The relevant California statute wasn't written with an eye towards special education students incarcerated as adults. But it happens. To a non-trivial number of students. So it's an issue that has some import. Which is a reason to certify the question. On important state law matters, it makes some sense to let the highest state court have a shot at resolving the issue.
But that doesn't mean the state court has to answer the question. And, here, these matters arise under the IDEA, so they'll normally be litigated in federal court. So there's not a huge risk of forum-shopping or unjust discrimination if the federal court says X but a state court feels the right answer is Y. We'll ultimately have a uniform answer, and fairly rapidly so, even if the Ninth Circuit just decides the matter itself.

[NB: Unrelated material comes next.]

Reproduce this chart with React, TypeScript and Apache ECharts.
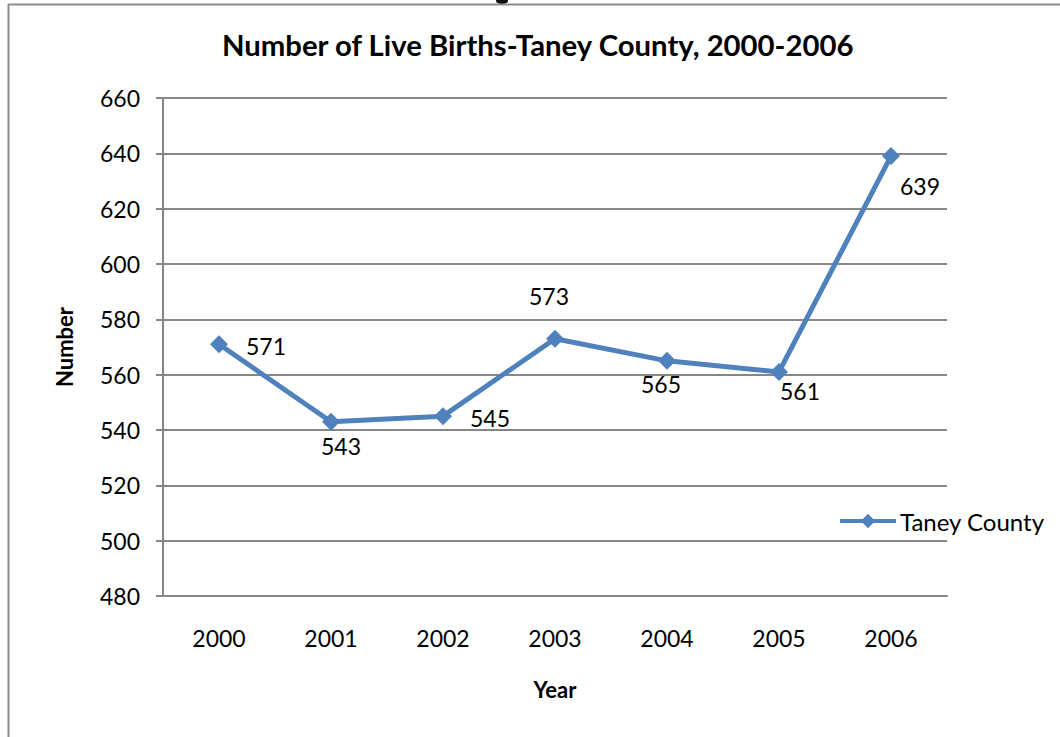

And the Ninth Circuit's right that who's responsible for educating these students may have a state budgetary impact, but to be honest, that's a legislative issue -- not something the California Supreme Court should care about. Someone's going to pay. Maybe the Los Angeles Unified School District. Maybe the Fresno School District. Maybe the state. But it's basically the same amount of money. Yeah, we want to get the allocation right if we can. But it's a Legislative decision, and we decide the matter based upon interpretation of a statute. The Ninth Circuit can do that pretty much as well as the California Supreme Court. Moreover, if the Legislature doesn't like what either the Ninth Circuit or California Supreme Court decides, they can easily amend the statute. So, in my mind, at least, there's no real need to get the California Supreme Court's view on the issue. A decision by the Ninth Circuit would be just fine with me.
In some cases, this might lead me to vote against certifying the question in the first place. But not here. The plaintiff here has already been transferred to state prison, making his particular claim basically moot. So we don't need to act especially quickly here -- we've elected to decide the case on "capable of repetition yet evading review" grounds, and in this setting, speed isn't a priority. So taking the time to give the California Supreme Court a shot at answering the questions isn't a significant downside. Worth the shot.

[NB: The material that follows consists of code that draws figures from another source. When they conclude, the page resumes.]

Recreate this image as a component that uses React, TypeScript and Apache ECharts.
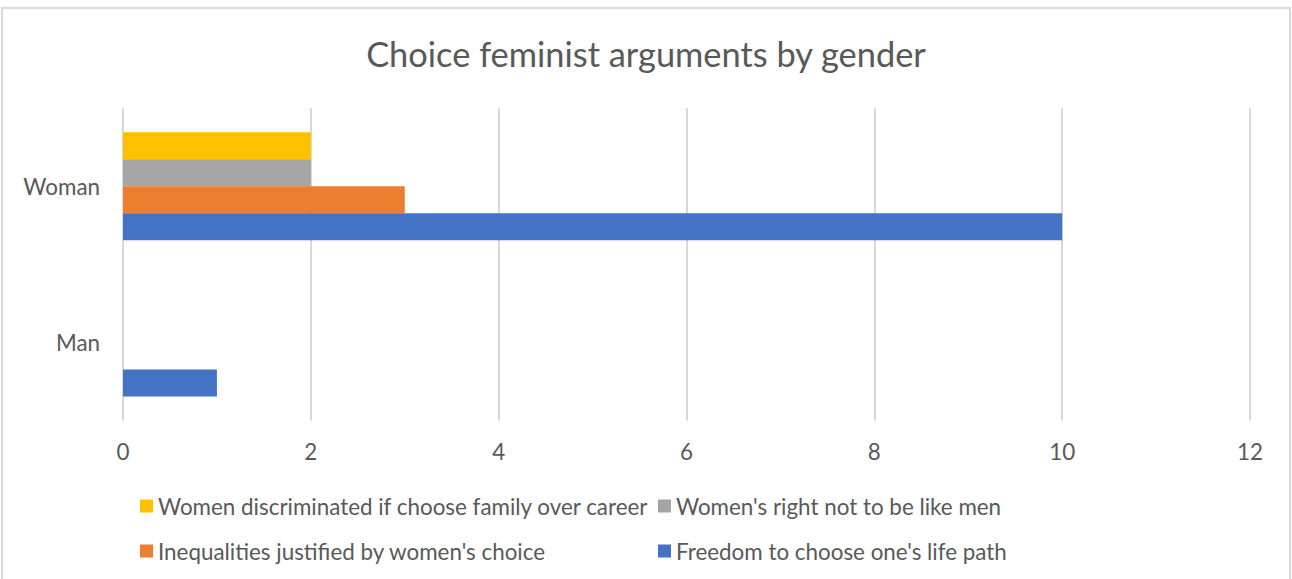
import React, { useEffect, useRef } from "react";
import * as echarts from "echarts";

const categories = ["Man", "Woman"];
const seriesNames = [
  "Women discriminated if choose family over career",
  "Women's right not to be like men",
  "Inequalities justified by women's choice",
  "Freedom to choose one's life path",
];
const discriminatedValues = [0, 2];
const rightNotLikeMenValues = [0, 2];
const inequalitiesValues = [0, 3];
const freedomValues = [1, 10];
const seriesColors = ["#FFC000", "#A5A5A5", "#ED7D31", "#4472C4"];
const xTicks = { min: 0, max: 12, interval: 2 };

const FONT = "Lato";
const TEXT = "#595959";

export default function App() {
  const ref = useRef<HTMLDivElement>(null);
  useEffect(() => {
    if (!ref.current) return;
    const chart = echarts.init(ref.current, null, { renderer: "svg" });
    const values = [discriminatedValues, rightNotLikeMenValues, inequalitiesValues, freedomValues];
    const legendPos = [
      { left: 140, top: 494 },
      { left: 658, top: 494 },
      { left: 140, top: 539 },
      { left: 658, top: 539 },
    ];
    chart.setOption({
      animation: false,
      backgroundColor: "#ffffff",
      title: {
        text: "Choice feminist arguments by gender",
        left: "center",
        top: 33,
        padding: 0,
        textStyle: { fontFamily: FONT, fontSize: 34.4, fontWeight: "normal", color: TEXT, lineHeight: 40 },
      },
      graphic: [
        {
          type: "rect",
          shape: { x: 2, y: 8, width: 1288, height: 620 },
          style: { fill: "none", stroke: "#D9D9D9", lineWidth: 2 },
          silent: true,
        },
      ],
      legend: seriesNames.map((name, i) => ({
        data: [name],
        left: legendPos[i].left,
        top: legendPos[i].top,
        padding: 0,
        itemWidth: 13,
        itemHeight: 13,
        itemGap: 0,
        icon: "rect",
        selectedMode: false,
        textStyle: { fontFamily: FONT, fontSize: 22.4, color: TEXT, lineHeight: 24 },
      })),
      grid: { left: 123, right: 42, top: 108, bottom: 158.5, containLabel: false },
      xAxis: {
        type: "value",
        min: xTicks.min,
        max: xTicks.max,
        interval: xTicks.interval,
        axisLine: { show: false },
        axisTick: { show: false },
        splitLine: { show: true, lineStyle: { color: "#D9D9D9", width: 2 } },
        axisLabel: { fontFamily: FONT, fontSize: 22.4, color: TEXT, margin: 20 },
      },
      yAxis: {
        type: "category",
        data: categories,
        axisLine: { show: false },
        axisTick: { show: false },
        axisLabel: { fontFamily: FONT, fontSize: 22.4, color: TEXT, margin: 23 },
      },
      series: seriesNames.map((name, i) => ({
        name,
        type: "bar",
        data: values[i],
        barWidth: 27,
        barGap: "0%",
        itemStyle: { color: seriesColors[i] },
      })),
    });
    return () => chart.dispose();
  }, []);
  return (
    <div
      ref={ref}
      style={{ position: "fixed", left: 0, top: 0, width: 1292, height: 579 }}
    />
  );
}
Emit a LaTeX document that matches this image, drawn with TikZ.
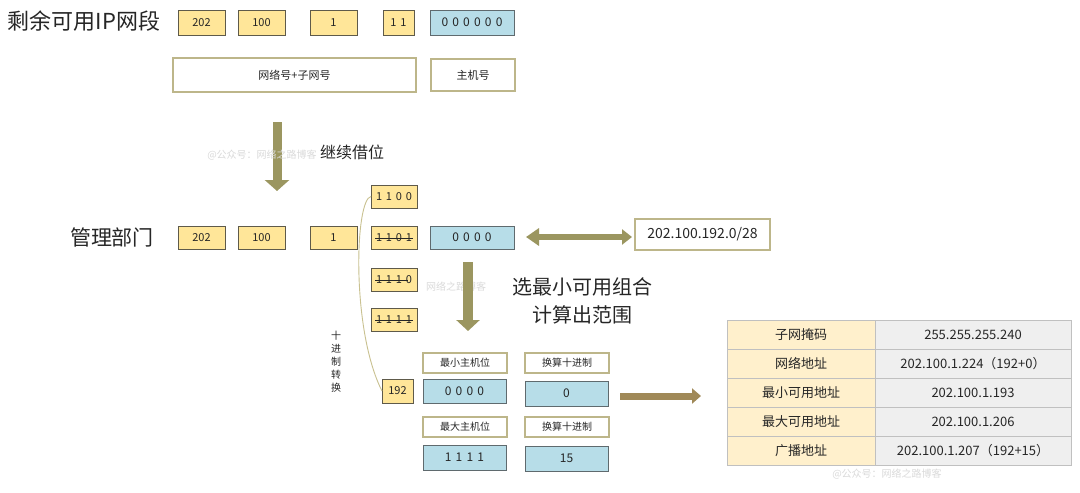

But that also means that the California Supreme Court should be equally fine with declining to answer the question. That'll boot the case back to the Ninth Circuit, and potentially result in some additional delay. But no biggie. The case will get resolved. We'll get a uniform answer. And while L.A. might have to pay for X and Fresno might have to pay for Y, it'll largely balance out in the end; and, again, it's the largely same total amount of money either way, and the Legislature can easily amend the statute if they don't like the decision of whatever tribunal decides.
The California Supreme Court's busy. They've got death sentences to uphold and a plethora of Courts of Appeal to keep in line (and uniform). This is an important issue, but one that the Ninth Circuit can decide just as well. The California Supreme Court has a limited docket -- it can decide far fewer cases than the Ninth Circuit can. So I'd probably respond to today's certification decision with: "Thanks, Ninth Circuit. We appreciate the certification. Truly. Honestly. But you go ahead and take this one. We trust you."
So that's my vote. We'll see if the seven actual justices on the California Supreme Court agree.